Carlos Marx tenía bastante razón respecto a la religión: Opio de pueblos, dijo. No se percató, empero, de que tanto poderosos como proletarios también fabrican instrumentos de dominación y autoengaño, a partir de cualquier cosa, preferentemente de la ciencia y la tecnología (medicina incluida). La enajenación ni la degeneración provienen principalmente de las religiones. Los ingleses usaron cañones para imponerles a los chinos el consumo de opio, enorme infamia que, por cierto, no la registró Borges en su recuento planetario.
A Marx, particularmente, también le dolía de las religiones, no solo que se utilizaran para adormecer a las masas, sino para perseguir a judíos como él y Freud, y a otros brillantes connacionales suyos, que solo encontraron alguna paz entre intelectuales, agnósticos y descreídos.
Pero aún gánsteres inteligentes han respetado la religión y la sacralidad de la familia. Saben que sin esos valores no hay seguridad para ellos ni sus hijos, en esta vida ni en la otra. “El Padrino II”, buscando paz al final de su carrera, se confesaba con un obispo italiano, y le contaba de su sorpresa al hallar tanta corrupción en negocios de Roma. El obispo le comentó: El problema no es solamente Roma; el cristianismo lleva dos mil años en Europa sin nunca haber alcanzado los corazones de los europeos.
Similarmente le ocurre a todo Occidente.

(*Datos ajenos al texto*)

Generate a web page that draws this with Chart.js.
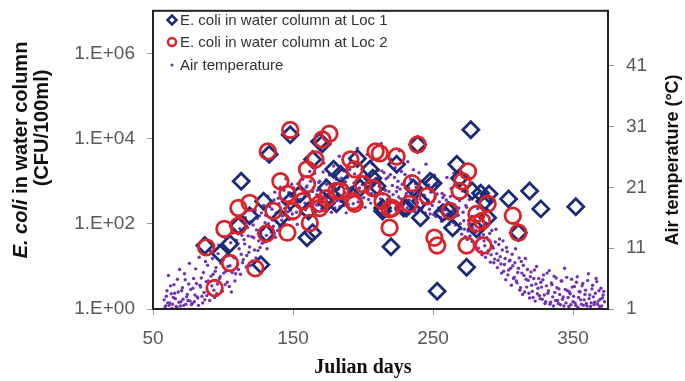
<!DOCTYPE html>
<html>
<head>
<meta charset="utf-8">
<script src="https://cdn.jsdelivr.net/npm/chart.js@4"></script>
<style>
  html, body { margin: 0; padding: 0; background: #fff; }
  #wrap { width: 685px; height: 381px; }
</style>
</head>
<body>
<div id="wrap"><canvas id="myChart" width="685" height="381"></canvas></div>
<script>
// E. coli at Loc 1: [Julian day, CFU/100ml]
const loc1 = [
  [87, 31], [98, 20], [105, 34], [111, 90], [113, 1000], [119, 155], [127, 11],
  [129, 340], [131, 59], [133, 4300], [141, 138], [148, 12300], [148, 340],
  [155, 500], [160, 47], [161, 200], [164, 62], [164, 3240], [169, 8500],
  [171, 7600], [174, 310], [174, 690], [179, 1900], [181, 295], [184, 1450],
  [186, 590], [196, 3400], [198, 690], [205, 1900], [207, 1170], [210, 760],
  [214, 235], [214, 200], [220, 29], [224, 2500], [229, 235], [231, 235],
  [236, 690], [239, 7300], [241, 340], [241, 138], [248, 1000], [250, 900],
  [253, 2.6], [257, 182], [261, 200], [264, 81], [267, 2500], [269, 1170],
  [274, 9.5], [277, 16200], [278, 590], [281, 76], [284, 520], [287, 340],
  [289, 138], [290, 500], [304, 380], [311, 62], [319, 590], [327, 224], [352, 250]
];

// E. coli at Loc 2: [Julian day, CFU/100ml]
const loc2 = [
  [88, 28], [94, 3.1], [101, 76], [105, 12], [111, 235], [111, 90], [119, 310],
  [123, 9], [131, 59], [132, 5000], [136, 200], [141, 1000], [146, 62],
  [146, 500], [148, 16000], [150, 200], [157, 340], [160, 1900], [160, 850],
  [162, 105], [166, 3240], [169, 295], [169, 235], [171, 9500], [174, 400],
  [176, 13000], [181, 590], [184, 590], [191, 3240], [193, 340], [194, 295],
  [194, 1900], [200, 850], [207, 690], [209, 5000], [212, 4500], [214, 340],
  [219, 81], [219, 224], [221, 235], [224, 3800], [233, 295], [235, 900],
  [239, 7300], [246, 450], [251, 47], [253, 31], [262, 200], [269, 590],
  [271, 1000], [274, 31], [275, 1700], [281, 100], [281, 170], [285, 117],
  [286, 31], [289, 295], [307, 155], [311, 62]
];

// Air temperature (deg C), two readings per day starting at day 58
const tempStartDay = 58;
const airTempA = [
  2.5, 1.5, 4, 6.5, 2, 3.5, 1.8, 5, 2.7, 1.3,
  3.8, 7.5, 2.2, 4.5, 1.6, 5.8, 3, 2.4, 8.5, 4.2,
  1.9, 6, 3.3, 5.2, 2.8, 9.5, 4.6, 3.1, 7, 2.5,
  5.5, 8.2, 3.6, 10.5, 4.8, 6.7, 2.9, 7.8, 5.1, 11.5,
  6.3, 4, 9, 12.8, 7.2, 5.4, 10.2, 8.1, 3.8, 13.5,
  9.4, 6.8, 11.6, 7.5, 14.2, 10, 8.6, 12.4, 16, 9.8,
  13, 11.2, 15.4, 8.9, 12.7, 17.2, 14, 10.6, 16.3, 13.4,
  11.8, 18, 15.2, 13.1, 19.5, 16.1, 12.5, 17.4, 14.6, 20.2,
  16.8, 13.9, 18.3, 21, 15.6, 19, 17.5, 22.4, 16.2, 20.1,
  17.2, 21.5, 15.8, 19.6, 18.1, 14.9, 20.8, 18.9, 16.7, 22.3,
  19.4, 17.3, 21.2, 16.1, 23.6, 18.9, 20.3, 17.1, 24.2, 19.8,
  18.1, 22.0, 20.4, 18.6, 25.0, 17.2, 21.5, 19.3, 23.0, 18.2,
  20.9, 24.5, 17.6, 22.3, 19.8, 26.1, 18.7, 21.2, 23.7, 20.1,
  16.8, 22.6, 19.5, 25.3, 21.0, 18.3, 23.2, 20.6, 27.4, 19.2,
  22.1, 17.9, 24.0, 20.4, 21.7, 26.4, 19.0, 22.8, 20.0, 24.8,
  19.7, 22.4, 17.4, 23.8, 21.1, 28.2, 19.9, 23.4, 20.5, 16.7,
  22.7, 19.4, 25.6, 21.3, 18.6, 24.2, 20.3, 22.0, 27.0, 19.1,
  21.5, 18.1, 23.1, 20.0, 25.2, 18.9, 22.3, 19.8, 23.9, 17.0,
  21.0, 18.5, 23.4, 20.6, 17.5, 22.1, 19.6, 24.8, 18.3, 21.4,
  16.6, 20.4, 18.7, 23.0, 16.2, 19.9, 17.6, 21.7, 15.4, 19.3,
  19.7, 17.3, 22.6, 18.5, 15.9, 20.8, 17.1, 23.3, 14.8, 19.2,
  16.4, 18.8, 14.2, 20.4, 15.5, 12.9, 17.7, 13.8, 19, 15,
  12.1, 16.2, 13.5, 10.8, 17.5, 12.6, 14.6, 9.9, 13.2, 11.4,
  15.1, 10.2, 12.3, 8.7, 13.9, 11, 9.2, 14.1, 7.8, 11.6,
  9.6, 6.9, 12.2, 8.3, 5.8, 10.4, 7.4, 9, 4.9, 8.1,
  6.2, 10.9, 5.3, 7.7, 4.1, 8.8, 3.4, 6.5, 9.3, 4.6,
  5.7, 2.8, 7.1, 3.9, 6, 2.3, 8, 4.4, 3.2, 5.4,
  2.6, 6.6, 1.9, 4.8, 3.6, 7.3, 2.1, 5, 1.5, 3.7,
  6.1, 2.4, 4.3, 1.7, 5.6, 3, 7.7, 2, 4, 1.4,
  3.5, 5.9, 2.2, 4.7, 1.6, 6.3, 2.9, 3.8, 1.8, 5.2,
  2.5, 4.1, 1.5, 6.8, 3.3, 2, 4.9, 1.7, 3.6, 5.5,
  2.3, 1.4, 4.4, 2.8, 3.9
];
const airTempB = [
  1.2, 3.1, 2.0, 1.6, 4.8, 1.1, 2.9, 3.6, 1.4, 5.9,
  2.1, 1.5, 4.0, 2.6, 6.8, 1.8, 3.4, 5.1, 2.3, 1.7,
  4.4, 2.2, 7.6, 3.0, 1.6, 4.9, 6.1, 2.0, 3.7, 8.8,
  3.2, 5.6, 2.4, 6.4, 9.3, 4.1, 7.2, 3.5, 10.1, 6.0,
  8.5, 3.9, 6.9, 5.0, 10.8, 8.0, 4.7, 11.9, 7.0, 9.6,
  5.6, 12.3, 8.4, 10.9, 6.7, 13.1, 9.1, 11.7, 7.9, 14.4,
  10.3, 8.1, 12.9, 14.8, 10.7, 9.4, 15.9, 12.2, 11.1, 16.8,
  14.1, 12.0, 16.4, 10.9, 15.0, 17.8, 13.6, 15.6, 18.9, 12.8,
  15.3, 19.2, 14.4, 17.1, 16.3, 20.5, 14.9, 18.2, 17.0, 15.7,
  19.5, 16.6, 20.9, 18.0, 16.9, 21.6, 17.8, 19.0, 22.9, 17.5,
  18.4, 21.0, 16.3, 19.7, 22.0, 17.9, 20.9, 23.3, 18.1, 20.5,
  21.8, 19.0, 17.5, 23.5, 20.1, 22.2, 18.5, 19.9, 21.4, 16.9,
  19.3, 21.6, 23.0, 18.8, 20.7, 17.8, 22.5, 19.6, 18.0, 21.9,
  20.8, 18.2, 23.9, 19.4, 17.3, 21.7, 19.9, 24.6, 18.6, 20.9,
  18.8, 21.4, 19.3, 17.7, 23.0, 20.2, 22.1, 18.4, 25.5, 19.6,
  22.3, 20.0, 18.0, 21.2, 19.1, 23.7, 17.8, 20.6, 22.4, 19.0,
  20.3, 23.1, 18.5, 19.8, 22.6, 17.3, 21.0, 19.4, 20.7, 23.6,
  18.7, 21.9, 19.6, 17.6, 20.9, 22.8, 18.1, 20.2, 19.2, 21.6,
  19.0, 17.2, 20.4, 22.0, 18.4, 19.7, 16.8, 20.9, 18.9, 17.4,
  20.2, 18.0, 16.5, 19.4, 21.3, 17.1, 18.6, 16.0, 20.0, 17.3,
  15.8, 18.9, 16.6, 14.9, 19.5, 17.0, 15.2, 18.1, 16.3, 13.8,
  17.6, 15.0, 13.3, 16.9, 14.1, 18.0, 12.4, 15.6, 13.0, 16.2,
  14.3, 11.5, 13.9, 15.3, 11.0, 12.9, 10.4, 14.0, 12.2, 9.5,
  12.7, 10.6, 13.4, 9.9, 11.3, 8.6, 12.0, 10.1, 9.0, 12.5,
  8.4, 10.7, 7.2, 9.3, 11.1, 6.6, 8.9, 7.7, 10.0, 6.0,
  8.6, 5.6, 7.0, 9.4, 4.5, 6.9, 8.2, 3.8, 5.9, 7.5,
  3.6, 6.3, 4.9, 2.9, 7.4, 5.1, 3.5, 6.0, 2.7, 4.6,
  5.8, 3.3, 2.2, 6.9, 4.0, 1.8, 5.3, 3.0, 6.4, 2.4,
  4.5, 1.9, 3.4, 5.6, 2.6, 1.5, 4.2, 6.2, 2.9, 3.8,
  1.7, 4.6, 3.1, 2.0, 5.4, 1.3, 3.9, 2.5, 4.8, 1.6,
  3.4, 1.9, 5.7, 2.7, 1.4, 4.3, 3.0, 2.1, 6.0, 1.8,
  4.0, 2.6, 1.5, 3.3, 2.2
];

const xTicks = [50, 150, 250, 350];
const ecoliTicks = [1, 1e2, 1e4, 1e6];
const tempTicks = [1, 11, 21, 31, 41];

const legendLabels = [
  "E. coli in water column at Loc 1",
  "E. coli in water column at Loc 2",
  "Air temperature"
];

const navy = "#1c2b78";
const red = "#d8242a";
const purple = "#7232b4";
const tickFont = { family: "'Liberation Sans', Arial, sans-serif", size: 19 };
const tickColor = "#595959";

// air temperature points from both daily readings
const tempPoints = [];
airTempA.forEach((t, i) => tempPoints.push({ x: tempStartDay + i, y: t }));
airTempB.forEach((t, i) => tempPoints.push({ x: tempStartDay + i + 0.5, y: t }));

const noPad = (s) => { s.paddingTop = 0; s.paddingBottom = 0; s.paddingLeft = 0; s.paddingRight = 0; };

const overlay = {
  id: "overlay",
  afterDraw(chart) {
    const c = chart.ctx;
    const a = chart.chartArea;
    c.save();
    // frame
    c.strokeStyle = "#222";
    c.lineWidth = 2;
    c.strokeRect(a.left, a.top, a.right - a.left, a.bottom - a.top);

    // legend
    c.font = "15px 'Liberation Sans', Arial, sans-serif";
    c.fillStyle = "#333";
    c.textBaseline = "middle";
    const ly = [20, 42, 65];
    legendLabels.forEach((t, i) => {
      const mx = a.left + 19, my = ly[i];
      c.lineWidth = 2.5;
      if (i === 0) {
        c.strokeStyle = navy;
        c.beginPath();
        c.moveTo(mx, my - 4.5); c.lineTo(mx + 4.5, my); c.lineTo(mx, my + 4.5); c.lineTo(mx - 4.5, my);
        c.closePath(); c.stroke();
      } else if (i === 1) {
        c.strokeStyle = red;
        c.beginPath(); c.arc(mx, my, 4, 0, Math.PI * 2); c.stroke();
      } else {
        c.fillStyle = purple;
        c.beginPath(); c.arc(mx, my, 1.6, 0, Math.PI * 2); c.fill();
        c.fillStyle = "#333";
      }
      c.fillText(t, mx + 8, my + 1);
    });

    // x title
    c.fillStyle = "#111";
    c.textAlign = "center";
    c.font = "bold 20px 'Liberation Serif', 'Times New Roman', serif";
    c.fillText("Julian days", 363, 368);

    // left title (two lines, rotated)
    c.save();
    c.translate(21, 150);
    c.rotate(-Math.PI / 2);
    const fi = "italic bold 20px 'Liberation Sans', Arial, sans-serif";
    const fb = "bold 20px 'Liberation Sans', Arial, sans-serif";
    c.font = fi; const w1 = c.measureText("E. coli").width;
    c.font = fb; const w2 = c.measureText(" in water column").width;
    c.textAlign = "left";
    c.font = fi; c.fillText("E. coli", -(w1 + w2) / 2, 0);
    c.font = fb; c.fillText(" in water column", -(w1 + w2) / 2 + w1, 0);
    c.restore();
    c.save();
    c.translate(42, 128);
    c.rotate(-Math.PI / 2);
    c.font = "bold 20px 'Liberation Sans', Arial, sans-serif";
    c.fillText("(CFU/100ml)", 0, 0);
    c.restore();

    // right title
    c.save();
    c.translate(673, 160);
    c.rotate(-Math.PI / 2);
    c.font = "bold 18px 'Liberation Sans', Arial, sans-serif";
    c.fillText("Air temperature (\u00B0C)", 0, 0);
    c.restore();

    c.restore();
  }
};

const ctx1 = document.getElementById("myChart").getContext("2d");

const myChart = new Chart(ctx1, {
  type: "scatter",
  data: {
    datasets: [
      {
        label: legendLabels[0],
        data: loc1.map(p => ({ x: p[0], y: p[1] })),
        yAxisID: "y",
        pointStyle: "rectRot",
        pointRadius: 8,
        borderColor: navy,
        backgroundColor: "rgba(0,0,0,0)",
        borderWidth: 2.8,
        order: 2,
      },
      {
        label: legendLabels[1],
        data: loc2.map(p => ({ x: p[0], y: p[1] })),
        yAxisID: "y",
        pointStyle: "circle",
        pointRadius: 7.8,
        borderColor: red,
        backgroundColor: "rgba(0,0,0,0)",
        borderWidth: 2.8,
        order: 1,
      },
      {
        label: legendLabels[2],
        data: tempPoints,
        yAxisID: "y2",
        pointStyle: "circle",
        pointRadius: 1.7,
        borderWidth: 0,
        backgroundColor: purple,
        order: 3,
      },
    ],
  },
  options: {
    responsive: false,
    animation: false,
    layout: { padding: { top: 10, left: 0, right: 0, bottom: 0 } },
    plugins: {
      legend: { display: false },
      tooltip: { enabled: false },
    },
    scales: {
      x: {
        type: "linear",
        min: 50,
        max: 375,
        afterBuildTicks: (s) => { s.ticks = xTicks.map(v => ({ value: v })); },
        afterFit: (s) => { s.height = 72; noPad(s); },
        ticks: { font: tickFont, color: tickColor, padding: 12, autoSkip: false, maxRotation: 0 },
        grid: { drawOnChartArea: false, tickLength: 6, color: "#999" },
        border: { display: false },
      },
      y: {
        type: "logarithmic",
        position: "left",
        min: 1,
        max: 1e7,
        afterBuildTicks: (s) => { s.ticks = ecoliTicks.map(v => ({ value: v })); },
        afterFit: (s) => { s.width = 153; noPad(s); },
        ticks: {
          font: tickFont,
          color: tickColor,
          padding: 12,
          autoSkip: false,
          callback: (v) => "1.E+" + String(Math.round(Math.log10(v))).padStart(2, "0"),
        },
        grid: { drawOnChartArea: false, tickLength: 6, color: "#999" },
        border: { display: false },
      },
      y2: {
        type: "linear",
        position: "right",
        min: 1,
        max: 50,
        afterBuildTicks: (s) => { s.ticks = tempTicks.map(v => ({ value: v })); },
        afterFit: (s) => { s.width = 77; noPad(s); },
        ticks: { font: tickFont, color: tickColor, padding: 12, autoSkip: false },
        grid: { drawOnChartArea: false, tickLength: 6, color: "#999" },
        border: { display: false },
      },
    },
  },
  plugins: [overlay],
});
</script>
</body>
</html>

Nuestros países llevan quinientos años en este afán y solo han sabido de Cristo de oídas, a menudo de segunda y tercera mano, enmarañado en intereses y supersticiones.
Increíblemente, absurdamente, tanto europeos como americanos han estado intentado desechar las bases psico-espirituales y éticas de nuestro ordenamiento social, institucional familiar e individual; precisamente, lo que nos ha aportado lo mejor que somos y tenemos. Alguien (agnóstico, creo) escribió recientemente, que ojalá que en las escuelas leyesen algo, aunque fuese la Biblia, por la fortuna del hábito de leer. Pero sería acaso mucho mejor, agregamos, no solo que se lea la Biblia, sino también marxismo, existencialismo, zen-budismo, islamismo, etcétera; con sentido crítico, para que los alumnos puedan elegir sabiendo lo que eligen. No lo que religiosos, legisladores, políticos o “intromisores” quieran enseñarles, sino todo, absolutamente. No dejarlos (abandonarlos) que elijan entre la ignorancia la absoluta y la nada, como advierte juiciosamente el sociólogo Etzioni. Los estudiantes deben poder, además, darse su propia cuenta sobre lo que muchos (aquí y allá) parecen torpemente asumir: que los valores nacen con el individuo, o se generan espontáneamente. (Sartre lo negaba).
Los valores son parte de nuestra cultura, la que hemos también aprehendido a través de nuestra “lengua materna”. Podríamos, en teoría sartriana, acaso construir valores nuevos y propios. Pero, seamos realistas: nuestras generaciones no producen más que degeneración.
Como parecía advertirnos el gran antropólogo Ralph Linton respecto a la cultura: Evitemos darla por tan natural que muchos ni siquiera se enteran de que esta existe…hasta que, como le suele ocurrir al pez, que solo se percata de que vivía en el agua cuando fatalmente lo han sacado… y no puede ya regresar a ella.